The following are the structure of cell membrane:

  • Glycoproteins: They are the form of antigens that acts as cell recognition markers. It helps to interact with other cells.
  • Phospholipids: The phospholipid bilayers that make up cell membranes also contain proteins
    • The proteins can either be intrinsic or extrinsic 
    • Intrinsic proteins are embedded in the membrane with their arrangement determined by their hydrophilic and hydrophobic regions
    • Extrinsic proteins are found on the outer or inner surface of the membrane
  • Glycolipids: Glycolipids are lipids with a carbohydrate attached by a glycoside (covalent) bond. Their role is to maintain the stability of the cell membrane and to facilitate cellular recognition, which is crucial to the immune response and in the connections that allow cells to connect to one another to form tissues. they also help in cell signaling.
  • Cholesterol: They are the molecules among the phospholipids. At low temperature, cholesterol increases the fluidity of the membrane.

 

Cell Signaling

Cell signaling is the ability of a cell to receive, process, and transmit signals with its environment and with itself. … Receptors play a key role in cell signaling as they are able to detect chemical signals or physical stimuli.

Movement of Substance in and out of cell

The following factors affect the movement of substance in and out of cell:

  1. Diffusion

It can be defined as the net movement of molecules and ions from a region higher concentration to a region of lower concentration down a gradient, as a result of random movement of particles. Oxygen, carbon dioxide and water cross membranes by diffusion through the phospholipid bilayer. Diffusion of ions and larger polar molecules through membrane is allowed by transport proteins. This process is called facilitated diffusion.

  1. Osmosis

It is the net diffusion of water molecules from an area of low solute concentration to an area to high solute concentration through permeable membrane.

  1. Water potential and Solute Potential

Water potential is the pressure exerted by water molecules that are free to move in a system. It is measured in kPa. The pure water has a water potential of zero. The higher the water potential, the larger number of water molecules that are free to move.

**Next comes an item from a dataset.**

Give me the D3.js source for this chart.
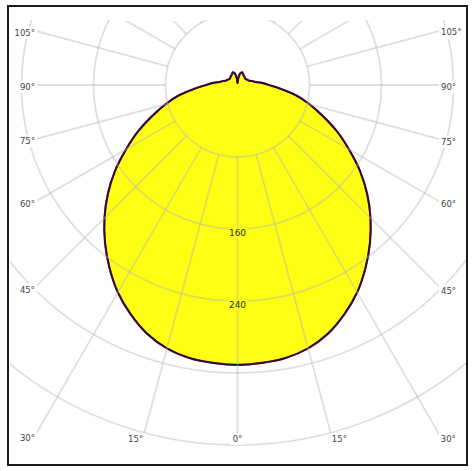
<!DOCTYPE html>
<html><head><meta charset="utf-8">
<script src="https://cdn.jsdelivr.net/npm/d3@7"></script>
<style>html,body{margin:0;padding:0;background:#fff;} svg{display:block;}</style>
</head><body>
<script>
// Angles (degrees from nadir) and luminous intensity (cd) for the two C-planes
const angles = [0,5,10,15,20,25,30,35,40,45,50,55,60,65,70,75,80,85,90,95,100,105,110,115,120,130,140,150,155,160,165,170,175,180];
const intensityC0 = [311,310,308,303,294,281,266,248,229,209,188,166,143,122,101,83,66,48,35,27,20,17,14,13,12,11,12,13,14,15,14,11,6,2];
const intensityC90 = [311,310,308,303,294,281,266,248,229,209,188,166,143,122,101,83,66,48,35,27,20,17,14,13,12,11,12,13,14,15,14,11,6,2];
const ringValues = [80,160,240,320,400];
const ringLabelValues = [160,240];
const spokeAngles = [0,15,30,45,60,75,90,105,120,135,150,165,180];
const degreeLabelAngles = [0,15,30,45,60,75,90,105];

const W = 476, H = 471;
const cx = 237.5, cy = 85;
const r = d3.scaleLinear().domain([0, 400]).range([0, 360]);
const box = {x0: 35, x1: 441, y0: 21, y1: 437};

const svg = d3.select("body").append("svg").attr("width", W).attr("height", H);
const defs = svg.append("defs");
defs.append("clipPath").attr("id", "ringClip").append("rect")
  .attr("x", 10).attr("y", 20).attr("width", 456).attr("height", 432);
defs.append("clipPath").attr("id", "spokeClip").append("rect")
  .attr("x", box.x0).attr("y", box.y0).attr("width", box.x1 - box.x0).attr("height", box.y1 - box.y0);

const g = svg.append("g").attr("transform", `translate(${cx},${cy})`);

function closedPoints(vals) {
  const pts = [];
  for (let i = angles.length - 1; i >= 0; i--) pts.push({a: Math.PI - angles[i] * Math.PI / 180, v: vals[i]});
  for (let i = 1; i < angles.length - 1; i++) pts.push({a: Math.PI + angles[i] * Math.PI / 180, v: vals[i]});
  return pts;
}
const radial = d3.lineRadial().angle(d => d.a).radius(d => r(d.v)).curve(d3.curveCatmullRomClosed.alpha(0.5));

// fill
g.append("path").attr("d", radial(closedPoints(intensityC0))).attr("fill", "#fefe14").attr("stroke", "none");

// grid
const gridColor = "#b2b2b2", gridOp = 0.42, gridW = 1.8;
const rings = svg.append("g").attr("clip-path", "url(#ringClip)")
  .append("g").attr("transform", `translate(${cx},${cy})`);
rings.selectAll("circle").data(ringValues).join("circle")
  .attr("r", d => r(d)).attr("fill", "none")
  .attr("stroke", gridColor).attr("stroke-opacity", gridOp).attr("stroke-width", gridW);

const spokeData = [];
spokeAngles.forEach(t => { spokeData.push(t); if (t !== 0 && t !== 180) spokeData.push(-t); });
const spokes = svg.append("g").attr("clip-path", "url(#spokeClip)")
  .append("g").attr("transform", `translate(${cx},${cy})`);
spokes.selectAll("line").data(spokeData).join("line")
  .attr("x1", d => r(ringValues[0]) * Math.sin(d * Math.PI / 180))
  .attr("y1", d => r(ringValues[0]) * Math.cos(d * Math.PI / 180))
  .attr("x2", d => 700 * Math.sin(d * Math.PI / 180))
  .attr("y2", d => 700 * Math.cos(d * Math.PI / 180))
  .attr("stroke", gridColor).attr("stroke-opacity", gridOp).attr("stroke-width", gridW);

// outlines
g.append("path").attr("d", radial(closedPoints(intensityC0))).attr("fill", "none")
  .attr("stroke", "#a0103a").attr("stroke-width", 2.2);
g.append("path").attr("d", radial(closedPoints(intensityC90))).attr("fill", "none")
  .attr("stroke", "#18143e").attr("stroke-width", 1.6);

// intensity labels
const il = svg.append("g");
ringLabelValues.forEach(v => {
  const t = il.append("text").attr("x", cx).attr("y", cy + r(v) + 4)
    .attr("text-anchor", "middle").attr("dominant-baseline", "central")
    .attr("font-family", "DejaVu Sans, Verdana, sans-serif").attr("font-size", 9)
    .attr("fill", "#2a2a2a").text(v);
  const b = t.node().getBBox();
  il.insert("rect", "text").attr("x", b.x - 1).attr("y", b.y).attr("width", b.width + 2).attr("height", b.height)
    .attr("fill", "#fefe14");
});

// degree labels
function hit(dx, dy) {
  const ts = [];
  if (dx < 0) ts.push((box.x0 - cx) / dx);
  if (dx > 0) ts.push((box.x1 - cx) / dx);
  if (dy > 0) ts.push((box.y1 - cy) / dy);
  if (dy < 0) ts.push((box.y0 - cy) / dy);
  const t = Math.min(...ts);
  return [cx + dx * t, cy + dy * t];
}
const dl = svg.append("g");
degreeLabelAngles.forEach(a => {
  const sides = a === 0 ? [0] : [-1, 1];
  sides.forEach(s => {
    const rad = a * Math.PI / 180;
    const dx = s === 0 ? 0 : s * Math.sin(rad), dy = Math.cos(rad);
    const [x, y] = hit(dx, dy);
    const t = dl.append("text").attr("x", x).attr("y", y + 2)
      .attr("text-anchor", s < 0 ? "end" : (s > 0 ? "start" : "middle"))
      .attr("dominant-baseline", "central")
      .attr("font-family", "DejaVu Sans, Verdana, sans-serif").attr("font-size", 8.5)
      .attr("fill", "#444").text(a + "°");
    const b = t.node().getBBox();
    dl.insert("rect", "text").attr("x", b.x - 2).attr("y", b.y - 1).attr("width", b.width + 4).attr("height", b.height + 2)
      .attr("fill", "#fff");
  });
});

// frame
svg.append("rect").attr("x", 8).attr("y", 6).attr("width", 459).attr("height", 459)
  .attr("fill", "none").attr("stroke", "#1a1a1a").attr("stroke-width", 2);
</script>
</body></html>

Solute potential (Ψs), also called osmotic potential, is negative in a plant cell and zero in distilled water. Typical values for cell cytoplasm are –0.5 to –1.0 MPa. Solutes reduce water potential (resulting in a negative Ψw) by consuming some of the potential energy available in the water.

 

Active Transport

Active transport is the process of moving molecules across a cellular membrane through the use of cellular energy. … Active transport is used by cells to accumulate needed molecules such as glucose and amino acids. Active transport powered by adenosine triphosphate (ATP) is known as primary active transport. Examples of active transport include the uptake of glucose in the intestines in humans and the uptake of mineral ions into root hair cells of plants.